119 Xenobiotic metabolism is triggered in atopic dermatitis

Abstract

Atopic dermatitis (AD) is a chronic inflammatory skin disease whose detailed pathogenesis remains elusive despite a clear involvement of epidermal barrier impairment and immune dysregulation. Xenobiotic metabolism is an important detoxification mechanism utilized by organs, including skin, to eliminate noxious exogenous and endogenous compounds and includes phase I and phase II enzymes as well as membrane transporters. Transcriptional control of xenobiotic metabolism is mediated via aryl hydrocarbon receptor (AhR), pregnane X receptor (PXR), constitutive androstane receptor (CAR) and peroxisome proliferator-activated receptors (PPARs). Previous work from our laboratory suggested that AD patients might have increased xenobiotic metabolism in the epidermis.
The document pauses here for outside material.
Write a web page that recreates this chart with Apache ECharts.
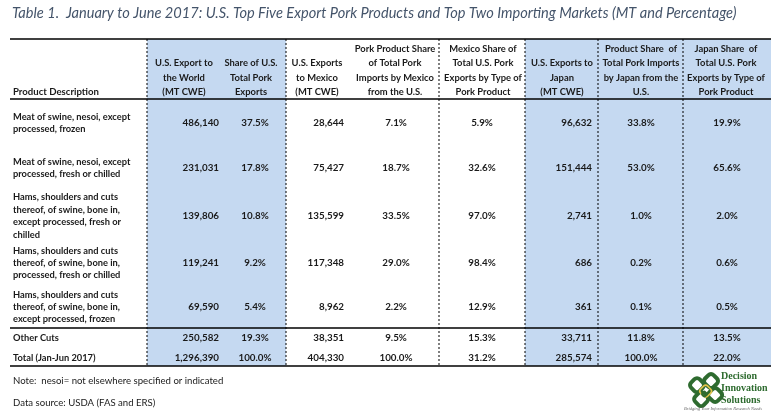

Furthermore, transgenic mice overexpressing the constitutively activated human PXR displayed a Th2/Th17 skin inflammation and barrier dysfunction resembling AD. The goal of the current study is to decipher the role of xenobiotic metabolism in AD pathogenesis. Results show an increased expression of phase I and II enzymes, such as CYP1A1, CYP1B1 and CYP3A4, UGT1A1, UGT1A6, UGT1A9 and UGT1A10 in AD human epidermal equivalents (HEEs) when compared to control (CTL) HEEs. This is in line with the upregulation of upstream receptors namely AHR, PPARA and PPARG. In contrast, the transcription of membrane transporters (ABCC1, ABCC2, ABCB1) is downregulated. Immunofluorescence staining confirmed increased CYP1A1, CYP3A and UGT1A1 protein levels in AD HEEs. These results suggest a constitutive activation of the xenobiotic metabolism in AD, which can cause oxidative stress and inflammation. Accordingly, SOD2 is upregulated in AD HEEs when compared to CTL HEEs, indicating mitochondrial stress. Thus, upregulation of xenobiotic metabolism in nonlesional AD might contribute to disease pathogenesis.